Et c'est Panda Dub qui a sonné le glas de cette édition du No Logo 2018 tout en basses et en lumières, via sa nouvelle scénographie intitulée Circle Live. Le set du Lyonnais était parfaitement adéquat pour clore ce festival dans la nuit de Fraisans. L'héritier des High Tone a ainsi mis le feu avec son remix de "Bad Weather", mais il en est un autre qui aura su séduire les massives, puisqu'il s'agit, ni plus ni moins que d'un track d'Atili sur lequel on peut entendre Biga*Ranx et Pupajim dans une combinaison somme toute logique pour les deux plus grands interprètes français œuvrant dans la langue de Shakespeare. A paraître très bientôt, ce morceau s'annonce déjà comme une tuerie, tout comme certaines exclus que Panda Dub a jouées dont une avec un feat. de Flavia Coelho ou encore un certain "Grille-Pain", reflétant toute la magie et l'esthétique stepper du panda. Appuyé par son ingé son K-Sann Dub aka KSD, Panda Dub a brillamment mis en lumière tout le dynamisme de la scène dub française en cette fin de festival face à des massives plus que déchaînés.
Et on retrouverait cette vitalité hexagonale au dub corner dans la soirée avec des représentants de chacune des générations du dub made in France. Fabasstone, bassiste d'High Tone, affrontait Natty ODG lors d'un dub master clash vigoureux avec un Joe Pilgrim en pleine forme qui surplombait de sa voix chaleureuse les riddims des deux dubbers.
Quelques instants plus tôt, c'était Rakoon et Bisou qui jouaient ensemble lors d'un set de folie tant attendu par le public. Le renouveau du dub français est bel et bien là, qu'il s'agisse de la transe de Rakoon ou des instrus plus digitales de Bisou. Les deux compères ont fait la paire avec une session au cours de laquelle on a pu entendre leur fameux "Disco Dealer" ou le "Dubbin Sailer" de Rakoon.

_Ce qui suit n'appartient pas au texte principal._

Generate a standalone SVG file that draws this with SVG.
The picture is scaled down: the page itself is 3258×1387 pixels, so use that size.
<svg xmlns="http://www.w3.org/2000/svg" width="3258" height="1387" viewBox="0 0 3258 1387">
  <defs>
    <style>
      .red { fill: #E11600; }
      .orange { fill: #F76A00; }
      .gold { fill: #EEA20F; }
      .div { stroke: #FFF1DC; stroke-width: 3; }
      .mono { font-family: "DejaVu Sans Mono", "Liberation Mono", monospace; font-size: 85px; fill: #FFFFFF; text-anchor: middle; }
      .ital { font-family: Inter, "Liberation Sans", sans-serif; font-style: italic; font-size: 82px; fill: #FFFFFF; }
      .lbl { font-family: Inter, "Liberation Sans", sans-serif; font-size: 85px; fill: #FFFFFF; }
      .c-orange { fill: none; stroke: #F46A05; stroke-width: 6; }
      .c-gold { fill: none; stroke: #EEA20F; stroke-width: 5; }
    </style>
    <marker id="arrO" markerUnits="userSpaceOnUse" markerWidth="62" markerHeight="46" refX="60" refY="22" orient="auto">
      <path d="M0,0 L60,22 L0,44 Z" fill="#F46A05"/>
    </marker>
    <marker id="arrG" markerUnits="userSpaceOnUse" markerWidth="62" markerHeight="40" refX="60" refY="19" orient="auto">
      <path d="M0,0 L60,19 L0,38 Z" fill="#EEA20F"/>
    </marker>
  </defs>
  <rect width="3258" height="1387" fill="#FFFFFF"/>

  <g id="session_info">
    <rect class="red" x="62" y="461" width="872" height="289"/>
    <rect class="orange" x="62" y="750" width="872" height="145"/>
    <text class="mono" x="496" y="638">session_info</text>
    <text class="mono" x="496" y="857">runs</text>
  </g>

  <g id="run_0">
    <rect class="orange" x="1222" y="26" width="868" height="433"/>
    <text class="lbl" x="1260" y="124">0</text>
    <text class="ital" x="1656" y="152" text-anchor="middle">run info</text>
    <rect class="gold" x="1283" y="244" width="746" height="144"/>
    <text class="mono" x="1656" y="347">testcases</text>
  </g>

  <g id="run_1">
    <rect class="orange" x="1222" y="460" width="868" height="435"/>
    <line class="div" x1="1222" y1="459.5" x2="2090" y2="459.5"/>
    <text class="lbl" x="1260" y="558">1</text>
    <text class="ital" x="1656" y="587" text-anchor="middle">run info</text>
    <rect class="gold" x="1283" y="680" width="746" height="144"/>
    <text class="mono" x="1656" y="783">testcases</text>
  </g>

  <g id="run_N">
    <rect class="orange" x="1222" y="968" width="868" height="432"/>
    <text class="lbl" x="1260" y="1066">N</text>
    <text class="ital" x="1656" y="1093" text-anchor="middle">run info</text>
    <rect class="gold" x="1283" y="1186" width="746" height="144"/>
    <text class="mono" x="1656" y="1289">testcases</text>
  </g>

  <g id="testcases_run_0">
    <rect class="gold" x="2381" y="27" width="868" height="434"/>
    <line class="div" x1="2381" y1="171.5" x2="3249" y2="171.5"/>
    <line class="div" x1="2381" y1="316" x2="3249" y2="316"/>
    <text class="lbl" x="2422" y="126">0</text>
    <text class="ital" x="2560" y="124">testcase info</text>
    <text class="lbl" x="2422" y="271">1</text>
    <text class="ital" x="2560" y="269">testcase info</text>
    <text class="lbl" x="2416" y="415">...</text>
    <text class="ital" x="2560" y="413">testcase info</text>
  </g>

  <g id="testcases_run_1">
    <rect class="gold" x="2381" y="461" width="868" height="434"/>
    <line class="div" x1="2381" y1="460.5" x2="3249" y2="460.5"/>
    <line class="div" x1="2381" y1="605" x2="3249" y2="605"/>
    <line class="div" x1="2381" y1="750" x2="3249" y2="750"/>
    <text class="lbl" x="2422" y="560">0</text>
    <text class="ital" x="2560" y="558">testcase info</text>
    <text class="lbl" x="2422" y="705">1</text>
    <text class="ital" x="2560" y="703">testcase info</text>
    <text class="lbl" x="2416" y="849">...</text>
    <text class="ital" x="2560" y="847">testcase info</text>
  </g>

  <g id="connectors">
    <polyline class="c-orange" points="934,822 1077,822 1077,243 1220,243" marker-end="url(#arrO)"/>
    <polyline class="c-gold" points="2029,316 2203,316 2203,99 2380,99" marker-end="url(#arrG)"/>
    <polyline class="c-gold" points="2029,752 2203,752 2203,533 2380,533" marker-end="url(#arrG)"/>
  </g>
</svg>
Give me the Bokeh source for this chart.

Puis c'est O.B.F, uniquement accompagné de Charlie P ce soir-là, qui a mis un terme à ce week-end sur le dub factory. Pour sa première venue au No Logo, le crew haut-savoyard n'aura pas déçu les massives qui devaient faire un choix cornélien entre Panda Dub et O.B.F. Rico a pu envoyer les warrior tunes de son cru, tels le "Babylon Is Falling" de Joseph Lalibela, le "Dubplate Specialist" issu du Ghetto Cycle (la grosse chronique ici) paru en mars, ou encore quelques tracks avec Warrior Queen. Il n'en fallait pas moins pour retourner le dancefloor.